A highway task force, responsible for clearing snow from the Salang mountain pass -- the main road from Kabul to northern Afghanistan -- reported a blast at around the time the plane went missing, Sayeedkhaili said.
"We hope to find the crash site before it gets totally dark," said Sayeedkhaili.
Snow, cold weather and the harsh terrain made the search operation difficult and it would be impossible to continue after dark, he said.
According to a passenger list obtained by AFP from the Pamir Airways office in Kunduz, six foreigners, including a woman, boarded the plane. There were 35 men and two Afghan women, according to the name list.
A British embassy spokeswoman in Kabul confirmed that three British citizens were on board. The US embassy also said it was "investigating" the nationalities of those on board.

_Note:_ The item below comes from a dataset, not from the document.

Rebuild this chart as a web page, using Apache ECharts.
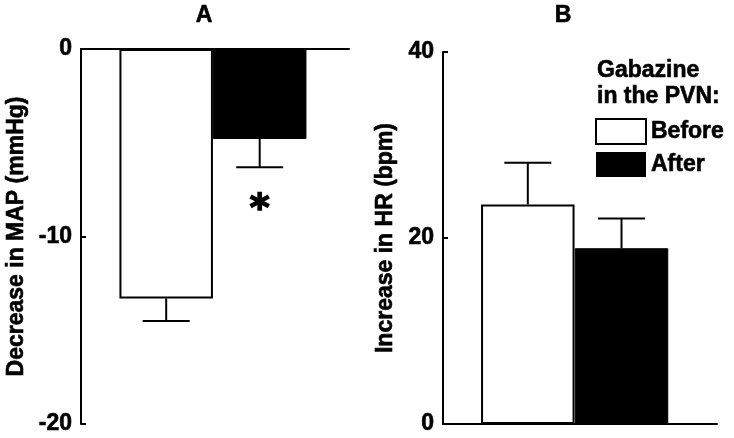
<!DOCTYPE html>
<html>
<head>
<meta charset="utf-8">
<script src="https://cdn.jsdelivr.net/npm/echarts@6/dist/echarts.min.js"></script>
<style>html,body{margin:0;padding:0;background:#fff;}#c{width:734px;height:438px;}</style>
</head>
<body>
<div id="c"></div>
<script>
// ---- data ----
const groups = ['Before', 'After'];
const mapMean = [-13.3, -4.8];   // Decrease in MAP (mmHg)
const mapSem = [1.2, 1.5];
const mapSig = ['', '*'];
const hrMean = [23.6, 18.9];     // Increase in HR (bpm)
const hrSem = [4.5, 3.2];
const hrSig = ['', ''];
const mapTicks = [-20, -10, 0];
const hrTicks = [0, 20, 40];
const panelTitles = ['A', 'B'];
const legendTitle = 'Gabazine\nin the PVN:';

const FONT = "'Liberation Sans', Arial, Helvetica, sans-serif";
const heavy = { textBorderColor: '#000', textBorderWidth: 0.6 };

function barSeries(name, idx, means, axisIdx) {
  return {
    name: name, type: 'bar',
    xAxisIndex: axisIdx, yAxisIndex: axisIdx,
    barWidth: 93.5, barGap: '-100%',
    data: [[idx, means[idx]]],
    itemStyle: name === 'Before'
      ? { color: '#fff', borderColor: '#000', borderWidth: 2 }
      : { color: '#000', borderColor: '#000', borderWidth: 1 },
    z: 2
  };
}

function errSeries(means, sems, sigs, axisIdx) {
  return {
    type: 'custom',
    xAxisIndex: axisIdx, yAxisIndex: axisIdx,
    data: means.map((m, i) => [i, m, sems[i]]),
    encode: { x: 0, y: 1 },
    z: 5,
    silent: true,
    clip: false,
    renderItem: function (params, api) {
      const x = api.value(0), m = api.value(1), s = api.value(2);
      const dir = m < 0 ? -1 : 1;
      const p0 = api.coord([x, m]);
      const p1 = api.coord([x, m + dir * s]);
      const children = [
        { type: 'line', shape: { x1: p0[0], y1: p0[1], x2: p1[0], y2: p1[1] }, style: { stroke: '#000', lineWidth: 2 } },
        { type: 'line', shape: { x1: p1[0] - 23.5, y1: p1[1], x2: p1[0] + 23.5, y2: p1[1] }, style: { stroke: '#000', lineWidth: 2 } }
      ];
      const sig = sigs[params.dataIndex];
      if (sig) {
        children.push({ type: 'text', style: { text: sig, x: p1[0], y: p1[1] + 43, align: 'center', verticalAlign: 'middle', font: "bold 38px 'DejaVu Sans'", fill: '#000', stroke: '#000', lineWidth: 1.6 } });
      }
      return { type: 'group', children: children };
    }
  };
}

const yAxisCommon = {
  type: 'value',
  splitLine: { show: false },
  axisLine: { show: true, onZero: false, lineStyle: { color: '#000', width: 2 } },
  axisTick: { show: true, inside: true, length: 5, lineStyle: { color: '#000', width: 2 } },
  axisLabel: Object.assign({ color: '#000', fontSize: 23, fontWeight: 'bold', fontFamily: FONT, margin: 9 }, heavy),
  nameLocation: 'middle',
  nameTextStyle: Object.assign({ color: '#000', fontSize: 23, fontWeight: 'bold', fontFamily: FONT }, heavy)
};
const xAxisCommon = {
  type: 'value',
  axisLine: { show: true, onZero: false, lineStyle: { color: '#000', width: 2 } },
  axisTick: { show: false },
  axisLabel: { show: false },
  splitLine: { show: false }
};
const titleStyle = Object.assign({ fontSize: 23, fontWeight: 'bold', fontFamily: FONT, color: '#000' }, heavy);

const option = {
  animation: false,
  backgroundColor: '#fff',
  title: [
    { text: panelTitles[0], left: 204, top: 4, textAlign: 'center', padding: 0, textStyle: titleStyle },
    { text: panelTitles[1], left: 563, top: 4, textAlign: 'center', padding: 0, textStyle: titleStyle },
    { text: legendTitle, left: 597, top: 57, padding: 0, textStyle: Object.assign({}, titleStyle, { lineHeight: 26.7 }) }
  ],
  legend: {
    orient: 'vertical', left: 590, top: 113,
    icon: 'rect', itemWidth: 50, itemHeight: 25, itemGap: 7,
    selectedMode: false,
    textStyle: Object.assign({ fontSize: 23, fontWeight: 'bold', fontFamily: FONT, color: '#000' }, heavy),
    data: [
      { name: groups[0], itemStyle: { color: '#fff', borderColor: '#000', borderWidth: 2 } },
      { name: groups[1], itemStyle: { color: '#000', borderColor: '#000', borderWidth: 0 } }
    ]
  },
  grid: [
    { left: 81, top: 49, width: 268, bottom: 14 },
    { left: 443, top: 52, width: 274, bottom: 14 }
  ],
  xAxis: [
    Object.assign({}, xAxisCommon, { gridIndex: 0, position: 'top', min: -0.911, max: 1.955 }),
    Object.assign({}, xAxisCommon, { gridIndex: 1, position: 'bottom', min: -0.905, max: 2.019 })
  ],
  yAxis: [
    Object.assign({}, yAxisCommon, { gridIndex: 0, position: 'left', min: mapTicks[0], max: mapTicks[2], interval: 10, name: 'Decrease in MAP (mmHg)', nameGap: 53 }),
    Object.assign({}, yAxisCommon, { gridIndex: 1, position: 'left', min: hrTicks[0], max: hrTicks[2], interval: 20, name: 'Increase in HR (bpm)', nameGap: 46 })
  ],
  series: [
    barSeries(groups[0], 0, mapMean, 0),
    barSeries(groups[1], 1, mapMean, 0),
    errSeries(mapMean, mapSem, mapSig, 0),
    barSeries(groups[0], 0, hrMean, 1),
    barSeries(groups[1], 1, hrMean, 1),
    errSeries(hrMean, hrSem, hrSig, 1)
  ]
};

const chart = echarts.init(document.getElementById('c'), null, { renderer: 'canvas' });
chart.setOption(option);
</script>
</body>
</html>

NATO's International Security Assistance Force (ISAF) fighting against the Taliban said it was assisting with the recovery operation.
"A manned ISAF fixed-wing aircraft has been dispatched to the last known position of the missing plane. However, the poor weather conditions in the area are hampering the aerial search," the military said.
"Two ISAF helicopters are en route to the area. Other ISAF helicopters are also on standby... to assist in any rescue effort," it said.
According to its website, Pamir Airways was founded in May 1995 and is the oldest private airline in Afghanistan.
Pamir Airways flies between Kabul and Kunduz six days a week. As well as domestic routes that criss-cross the mountainous country, the company flies to Dubai, New Delhi, Jeddah and Riyadh, according to its website.
Commercial aviation incidents are rare in Afghanistan, where travel by road can be hazardous due to the nearly nine-year Taliban insurgency.
In February 2005, a Boeing 737 operated by private company Kam Air crashed in the mountains on the outskirts of Kabul during heavy snow. There were 104 people on board, including two dozen foreigners. There were no survivors.
The increasingly deadly Taliban-led insurgency in Afghanistan has seen the United States and NATO allies decide to boost their military deployment in the country to a scheduled 150,000 by August.